Otherwise, we blew about $20-$30 bucks on a real piece of shit, either way, that was what we got maybe twice a year, if we were lucky.

I'd mostly get my games by borrowing and trading with friends.
One good thing about being a Foster kid, and living in the hood, people tend to move a lot.
When you borrow, and your pal moves, you got a free game, it almost always worked out in your favor, but, there were times when it totally fucked you over, and you lost a game or two.
A gamble, but sometimes, you’ve got to give it your all with the shitty cards you're dealt, none of that know when to fold’em bullshit.

Anyway, Christmas day comes, we used to open gifts at the stroke of midnight on Christmas day, I remember opening a few gifts, mainly action figures, and stocking stuffers from grandma, mostly sweatpants and socks and art supplies and shit.
I'm done unwrapping all the fodder, but my dream gift was nowhere to be seen.

Did they forget?
Did they not care?
What the fuck?
WHERE IS IT??

And then my aunt passes me one last package,  MAYBE, just MAYBE, here it is, a rectangular shaped box, with the words “from Santa, to Bryan” written on it (my family always writes that shit on gifts).
Is this it?....
What could be inside?
Is it a trick??

I unwrap this gift hesitant, slowly,  like the first time I took a girl’s bra off, nervous, yes, but with a hard on so stiff, I could jack a tank up to change its tire and not have it bend.

I get the corner off, from there, I kick the shakes, and just let it rip, there it is, oh my god....it's a ....it's a FUCKING GAMEBOY HOLY SHIT!!!!!!!!!

Out of sheer excitement, I jumped so high, I almost banged my head on the eight foot high ceiling, there's photo evidence of this somewhere, meanwhile, I'm screaming “A GAMEBOY, A GAMEBOY” so loud, everyone in the house is all smiles for me, it's like I got the gift of gifts, and all my cousins and my brother knew that this was my moment, I had finally gotten something I wanted in my shitty life, the fact that I lived in the hood, that I was poor, that I was unfortunate,  none of that mattered, at this moment in time, I was a millionaire, I was Richie Rich, I was golden.
I immediately tossed four double a batteries into the Gameboy and began playing the only game I'd own for a good few months...Tetris.
This was a momentous occasion.
This was the greatest moment ever in my young life.....

Then, the horror came....
A few months later, I STRONGLY believe my uncle would go on to steal my Gameboy from underneath the pile of unmatched socks in my sock drawer and sell my Gameboy on the street for $20 to buy drugs.
I had nothing now, my moment.....was at an end, and life had no purpose.
I wished his death so hard that even the devil thought I was being too harsh.
He had to die....
I suffered for a few months, no Gameboy, just regular console games to hold me over in the meantime.

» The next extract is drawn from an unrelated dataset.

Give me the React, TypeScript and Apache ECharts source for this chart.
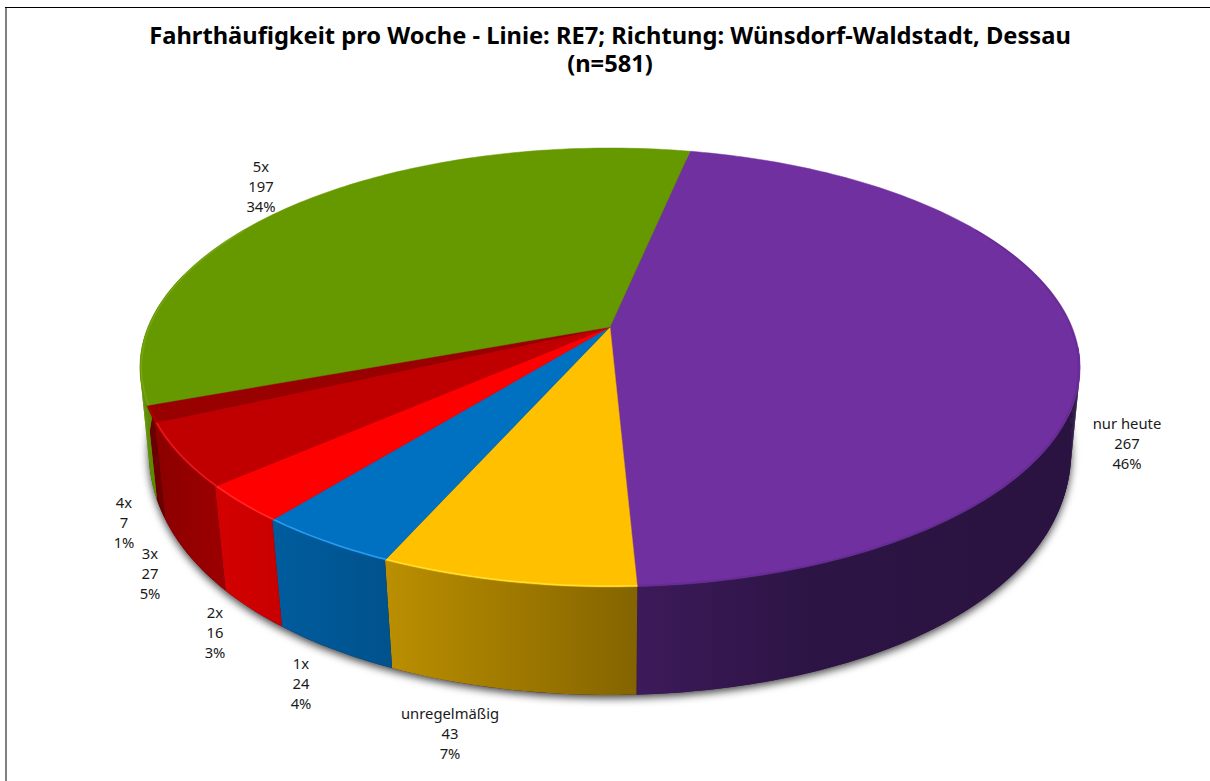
import React, { useEffect, useRef } from "react";
import * as echarts from "echarts";

const categories = ["nur heute", "unregelmäßig", "1x", "2x", "3x", "4x", "5x"];
const values = [267, 43, 24, 16, 27, 7, 197];
const percentLabels = ["46%", "7%", "4%", "3%", "5%", "1%", "34%"];

const titleText =
  "Fahrthäufigkeit pro Woche - Linie: RE7; Richtung: Wünsdorf-Waldstadt, Dessau\n(n=581)";

const topColors = ["#7030a0", "#ffc000", "#0070c0", "#ff0000", "#c00000", "#990000", "#669900"];
const edgeColors = ["#672c94", "#ffe030", "#2a9cf0", "#ff2a2a", "#e81a1a", "#b00000", "#76a414"];
const wallStops: [number, string][][] = [
  [[0, "#3d1a5a"], [0.4, "#2c1444"], [1, "#2a1340"]],
  [[0, "#bb8f00"], [1, "#846400"]],
  [[0, "#005c9e"], [1, "#00528c"]],
  [[0, "#d40000"], [1, "#c80000"]],
  [[0, "#8c0000"], [1, "#9c0000"]],
  [[0, "#6c0000"], [1, "#6c0000"]],
  [[0, "#5c8c00"], [1, "#5c8c00"]],
];

const START_DEG = 11.8;
const TOP = { cx: 610, cy: 327, fx: 462, fy: 212, kx: 0.1845, ky: 0.1845 };
const BOTTOM = { cx: 610, cy: 403.7, fx: 454.6, fy: 268, kx: 0.17, ky: 0.08 };
const VISIBLE_WALL = [95, 285];

const labelAnchors: [number, number][] = [
  [1127, 443], [450, 733], [301, 683], [215, 632], [150, 573], [124, 522], [261, 186],
];

type Disc = typeof TOP;
const total = values.reduce((a, b) => a + b, 0);
const startOf = (i: number) =>
  START_DEG + (values.slice(0, i).reduce((a, b) => a + b, 0) * 360) / total;
const sweepOf = (i: number) => (values[i] * 360) / total;

function project(d: Disc, deg: number, r = 1): [number, number] {
  const t = (deg * Math.PI) / 180;
  const X = r * Math.sin(t);
  const Z = r * Math.cos(t);
  return [d.cx + (d.fx * X) / (1 + d.kx * Z), d.cy - (d.fy * Z) / (1 + d.ky * Z)];
}

function arc(d: Disc, a0: number, a1: number, r = 1): [number, number][] {
  const n = Math.max(2, Math.ceil(Math.abs(a1 - a0)));
  const pts: [number, number][] = [];
  for (let i = 0; i <= n; i++) pts.push(project(d, a0 + ((a1 - a0) * i) / n, r));
  return pts;
}

export default function App() {
  const ref = useRef<HTMLDivElement>(null);
  useEffect(() => {
    document.body.style.margin = "0";
    const chart = echarts.init(ref.current!, undefined, { renderer: "svg" });
    const FONT = "'Noto Sans', sans-serif";
    const seriesData = values.map((v, i) => ({ name: categories[i], value: v }));
    chart.setOption({
      animation: false,
      backgroundColor: "#ffffff",
      graphic: [
        { type: "line", silent: true, shape: { x1: 6, y1: 7, x2: 6, y2: 781 }, style: { stroke: "#808080", lineWidth: 2 } },
        { type: "line", silent: true, shape: { x1: 5, y1: 7.5, x2: 1210, y2: 7.5 }, style: { stroke: "#000000", lineWidth: 1 } },
        {
          type: "text",
          silent: true,
          x: 610,
          y: 49,
          style: {
            text: titleText,
            fill: "#000",
            font: `bold 23.7px ${FONT}`,
            lineHeight: 28,
            align: "center",
            verticalAlign: "middle",
          },
        },
      ],
      series: [
        {
          type: "custom",
          coordinateSystem: "none",
          silent: true,
          z: 1,
          data: [0],
          renderItem: () => ({
            type: "polygon",
            shape: { points: arc(BOTTOM, 0, 360) },
            style: {
              fill: "#2a1340",
              shadowBlur: 8,
              shadowColor: "rgba(0,0,0,0.75)",
              shadowOffsetX: 0,
              shadowOffsetY: 3,
            },
          }),
        },
        {
          type: "custom",
          coordinateSystem: "none",
          silent: true,
          z: 2,
          data: seriesData,
          renderItem: (params: any) => {
            const i = params.dataIndex;
            const a0 = Math.max(startOf(i), VISIBLE_WALL[0]);
            const a1 = Math.min(startOf(i) + sweepOf(i), VISIBLE_WALL[1]);
            if (a1 <= a0) return { type: "group", children: [] };
            const top = arc(TOP, a0, a1);
            const bottom = arc(BOTTOM, a1, a0);
            const pts = top.concat(bottom);
            const xs = pts.map((p) => p[0]);
            const fill = {
              type: "linear",
              global: true,
              x: Math.min(...xs),
              y: 0,
              x2: Math.max(...xs),
              y2: 0,
              colorStops: wallStops[i].map(([offset, color]) => ({ offset, color })),
            };
            const children: any[] = [{ type: "polygon", shape: { points: pts }, style: { fill } }];
            // the wall's outline on the far sides is the sweep of its vertical edges, not its arcs
            for (let a = a0; a < a1; a += 1) {
              if (Math.abs(a - 180) < 55) continue;
              const b = Math.min(a + 1, a1);
              children.push({
                type: "polygon",
                shape: { points: [project(TOP, a), project(TOP, b), project(BOTTOM, b), project(BOTTOM, a)] },
                style: { fill },
              });
            }
            return { type: "group", children };
          },
        },
        {
          type: "custom",
          coordinateSystem: "none",
          silent: true,
          z: 3,
          data: seriesData,
          renderItem: (params: any) => {
            const i = params.dataIndex;
            const a0 = startOf(i);
            const a1 = a0 + sweepOf(i);
            const rim = arc(TOP, a0, a1);
            const frontRim = arc(TOP, Math.max(a0, 60), Math.min(a1, 300), 0.997);
            const children: any[] = [
              {
                type: "polygon",
                shape: { points: [[TOP.cx, TOP.cy], ...rim] },
                style: { fill: topColors[i], stroke: topColors[i], lineWidth: 0.5 },
              },
            ];
            if (Math.min(a1, 300) > Math.max(a0, 60)) {
              children.push({
                type: "polyline",
                shape: { points: frontRim },
                style: { fill: "none", stroke: edgeColors[i], lineWidth: 1.5 },
              });
            }
            return { type: "group", children };
          },
        },
        {
          type: "custom",
          coordinateSystem: "none",
          silent: true,
          z: 4,
          data: seriesData,
          renderItem: (params: any, api: any) => {
            const i = params.dataIndex;
            const [x, y] = labelAnchors[i];
            return {
              type: "text",
              x,
              y,
              style: {
                text: `${categories[i]}\n${api.value(0)}\n${percentLabels[i]}`,
                font: `14.8px ${FONT}`,
                lineHeight: 20,
                fill: "#1a1a1a",
                align: "center",
                verticalAlign: "middle",
              },
            };
          },
        },
      ],
    });
    return () => chart.dispose();
  }, []);
  return <div ref={ref} style={{ position: "fixed", left: 0, top: 0, width: 1210, height: 781 }} />;
}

Luckily, the god of video games heard my calls, and the next Christmas I got the Gameboy core system!

I was back!!!.

Then the horror struck again....and when I slept over my friend’s house, they switched their broken Gameboy for my brand new one...

I still own it to this day, it works, but the screen borders are a bit cut off.
Life sure can suck sometimes.

And this is my little holiday story, the story of my best Christmas throughout my childhood, my video game Christmas story.

Special Thanks to Titi Loida, without you, I would probably be in jail or dead somewhere.